Existen tres llaves que son maestras y, como maestras que son, abren todas las puertas. Estaría bien llevarlas siempre encima porque en nuestro día a día nos encontramos multitud de ellas, de todas las formas, colores, materiales, puertas a fin y al cabo que nos impiden el paso.
La primera llave es el por favor. He detectado, no sé si hacéis vuestra mi opinión, que últimamente, (quizá por el frenético ritmo que nos empuja a vivir con prisas, quizá porque estamos descuidando las normas de educación más básicas), nos olvidamos esa llave en la guantera del coche o en el recibidor de casa. Así, solemos ordenar en vez de pedir e imponer en lugar de solicitar y esa tendencia que sutilmente se está colando en nuestra rutina cotodiana me resulta preocupante.
La segunda llave es la de gracias. Sí, ésta la solemos tener a mano, no entraré a valorar si la verbalizamos de un modo mecanizado, ya que lo importante es que la usemos y, si lo hacemos buscando colisión de miradas, tanto mejor.

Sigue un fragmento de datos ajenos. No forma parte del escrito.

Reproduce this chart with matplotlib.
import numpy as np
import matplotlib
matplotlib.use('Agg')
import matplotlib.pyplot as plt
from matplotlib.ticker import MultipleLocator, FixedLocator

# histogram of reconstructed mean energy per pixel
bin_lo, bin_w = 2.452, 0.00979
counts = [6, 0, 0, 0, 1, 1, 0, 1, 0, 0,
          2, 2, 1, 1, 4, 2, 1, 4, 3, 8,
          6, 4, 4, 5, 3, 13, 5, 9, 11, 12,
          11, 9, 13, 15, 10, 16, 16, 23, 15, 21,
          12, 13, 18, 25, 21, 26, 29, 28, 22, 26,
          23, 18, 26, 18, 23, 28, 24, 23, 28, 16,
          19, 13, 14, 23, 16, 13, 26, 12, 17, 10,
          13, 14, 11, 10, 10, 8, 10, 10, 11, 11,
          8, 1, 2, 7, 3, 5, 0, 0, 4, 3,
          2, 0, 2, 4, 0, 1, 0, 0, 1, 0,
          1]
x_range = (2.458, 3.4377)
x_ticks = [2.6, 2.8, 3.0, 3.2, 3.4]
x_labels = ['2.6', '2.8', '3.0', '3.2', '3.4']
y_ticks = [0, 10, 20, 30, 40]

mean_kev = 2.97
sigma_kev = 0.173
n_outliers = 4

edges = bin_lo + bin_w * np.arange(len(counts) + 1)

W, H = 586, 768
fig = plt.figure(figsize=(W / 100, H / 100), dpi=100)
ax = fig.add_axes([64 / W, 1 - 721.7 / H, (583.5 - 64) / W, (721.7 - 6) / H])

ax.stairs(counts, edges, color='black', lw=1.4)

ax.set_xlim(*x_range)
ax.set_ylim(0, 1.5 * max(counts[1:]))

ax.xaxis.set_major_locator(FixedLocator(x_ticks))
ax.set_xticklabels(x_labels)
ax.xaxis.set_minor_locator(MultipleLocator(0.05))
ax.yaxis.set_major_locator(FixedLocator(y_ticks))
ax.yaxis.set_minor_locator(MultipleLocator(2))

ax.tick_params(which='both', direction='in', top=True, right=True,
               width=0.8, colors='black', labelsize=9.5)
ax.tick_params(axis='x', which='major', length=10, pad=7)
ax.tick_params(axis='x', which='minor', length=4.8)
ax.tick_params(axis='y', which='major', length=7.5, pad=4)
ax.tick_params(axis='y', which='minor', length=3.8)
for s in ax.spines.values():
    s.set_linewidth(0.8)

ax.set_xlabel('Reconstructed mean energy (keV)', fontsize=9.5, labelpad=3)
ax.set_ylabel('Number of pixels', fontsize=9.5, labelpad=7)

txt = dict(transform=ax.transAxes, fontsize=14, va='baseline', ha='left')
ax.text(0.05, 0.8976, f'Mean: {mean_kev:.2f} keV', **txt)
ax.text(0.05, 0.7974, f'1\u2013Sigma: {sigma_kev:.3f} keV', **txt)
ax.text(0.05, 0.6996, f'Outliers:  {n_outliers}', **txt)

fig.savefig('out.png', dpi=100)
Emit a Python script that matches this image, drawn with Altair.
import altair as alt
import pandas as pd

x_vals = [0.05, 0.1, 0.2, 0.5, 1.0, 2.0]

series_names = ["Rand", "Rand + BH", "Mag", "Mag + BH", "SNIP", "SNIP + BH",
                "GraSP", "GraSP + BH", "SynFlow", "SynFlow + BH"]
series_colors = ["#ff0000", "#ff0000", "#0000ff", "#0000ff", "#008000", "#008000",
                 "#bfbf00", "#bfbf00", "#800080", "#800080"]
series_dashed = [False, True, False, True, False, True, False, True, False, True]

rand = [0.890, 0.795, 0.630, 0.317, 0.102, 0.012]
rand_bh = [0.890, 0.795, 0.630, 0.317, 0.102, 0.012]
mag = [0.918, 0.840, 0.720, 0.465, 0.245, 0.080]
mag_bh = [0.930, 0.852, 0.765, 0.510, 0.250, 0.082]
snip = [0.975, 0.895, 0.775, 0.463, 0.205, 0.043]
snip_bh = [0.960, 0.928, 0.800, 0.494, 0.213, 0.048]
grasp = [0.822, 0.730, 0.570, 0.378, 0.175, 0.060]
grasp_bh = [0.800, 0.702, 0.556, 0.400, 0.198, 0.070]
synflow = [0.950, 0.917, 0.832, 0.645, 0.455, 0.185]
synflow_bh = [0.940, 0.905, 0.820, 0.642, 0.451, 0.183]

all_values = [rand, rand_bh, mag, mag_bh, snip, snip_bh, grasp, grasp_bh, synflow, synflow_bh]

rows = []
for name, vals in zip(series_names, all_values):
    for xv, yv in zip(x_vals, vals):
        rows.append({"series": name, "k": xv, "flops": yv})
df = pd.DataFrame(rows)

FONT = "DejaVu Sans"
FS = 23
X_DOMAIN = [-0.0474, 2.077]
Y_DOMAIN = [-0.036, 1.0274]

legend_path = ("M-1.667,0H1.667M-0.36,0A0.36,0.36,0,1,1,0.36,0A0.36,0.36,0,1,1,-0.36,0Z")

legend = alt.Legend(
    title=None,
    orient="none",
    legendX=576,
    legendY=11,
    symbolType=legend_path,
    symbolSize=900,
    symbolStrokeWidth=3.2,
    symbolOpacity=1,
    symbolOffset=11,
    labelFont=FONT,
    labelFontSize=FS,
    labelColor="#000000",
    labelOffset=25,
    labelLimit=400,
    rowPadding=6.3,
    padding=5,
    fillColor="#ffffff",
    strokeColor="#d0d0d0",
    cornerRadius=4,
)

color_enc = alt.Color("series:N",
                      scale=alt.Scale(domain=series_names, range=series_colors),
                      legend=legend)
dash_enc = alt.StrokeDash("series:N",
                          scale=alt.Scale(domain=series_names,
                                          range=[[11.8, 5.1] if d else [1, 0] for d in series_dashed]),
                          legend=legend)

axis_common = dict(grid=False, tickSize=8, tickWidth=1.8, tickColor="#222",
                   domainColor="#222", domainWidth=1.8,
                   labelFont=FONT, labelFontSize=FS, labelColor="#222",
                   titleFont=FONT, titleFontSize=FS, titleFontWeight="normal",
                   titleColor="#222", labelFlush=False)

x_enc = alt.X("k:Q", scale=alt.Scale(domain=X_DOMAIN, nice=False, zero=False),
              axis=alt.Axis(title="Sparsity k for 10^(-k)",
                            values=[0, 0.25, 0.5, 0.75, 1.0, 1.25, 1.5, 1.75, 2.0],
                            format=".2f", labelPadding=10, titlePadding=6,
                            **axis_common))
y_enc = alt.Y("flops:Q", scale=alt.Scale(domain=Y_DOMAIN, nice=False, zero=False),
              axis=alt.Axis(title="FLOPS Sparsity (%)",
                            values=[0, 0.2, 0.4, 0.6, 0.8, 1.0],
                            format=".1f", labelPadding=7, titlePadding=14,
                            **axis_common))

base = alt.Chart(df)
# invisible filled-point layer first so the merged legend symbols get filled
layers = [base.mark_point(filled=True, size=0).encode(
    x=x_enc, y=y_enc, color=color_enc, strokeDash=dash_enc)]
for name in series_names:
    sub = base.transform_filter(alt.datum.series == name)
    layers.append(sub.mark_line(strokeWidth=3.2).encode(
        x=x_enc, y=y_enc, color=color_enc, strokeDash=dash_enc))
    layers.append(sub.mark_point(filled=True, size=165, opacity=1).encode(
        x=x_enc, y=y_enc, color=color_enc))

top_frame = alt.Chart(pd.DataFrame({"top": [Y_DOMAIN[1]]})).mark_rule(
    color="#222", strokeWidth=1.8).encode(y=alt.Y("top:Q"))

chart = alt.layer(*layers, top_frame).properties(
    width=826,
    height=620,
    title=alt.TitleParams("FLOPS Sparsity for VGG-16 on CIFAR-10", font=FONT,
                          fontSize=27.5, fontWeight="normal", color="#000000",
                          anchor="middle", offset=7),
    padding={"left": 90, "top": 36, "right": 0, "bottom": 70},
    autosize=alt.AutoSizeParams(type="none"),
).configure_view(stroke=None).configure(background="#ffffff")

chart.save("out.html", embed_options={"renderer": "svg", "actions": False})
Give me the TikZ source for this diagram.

La que utilizamos con menos frecuencia, debe ser porque pesa demasiado y resulta incómoda de llevar en el bolsillo, es la llave de disculpa. Es la más ornamental, tallada con todo lujo de detalles. La más bonita, tanto, que puede considerarse pieza de colección. Sólo unos privilegiados pueden manipularla. La gente valiente de espíritu noble y corazón generoso. La que se precia de valores arraigados y un nivel considerable de autoconfianza. Las personas tocadas por la varita de la cordialidad.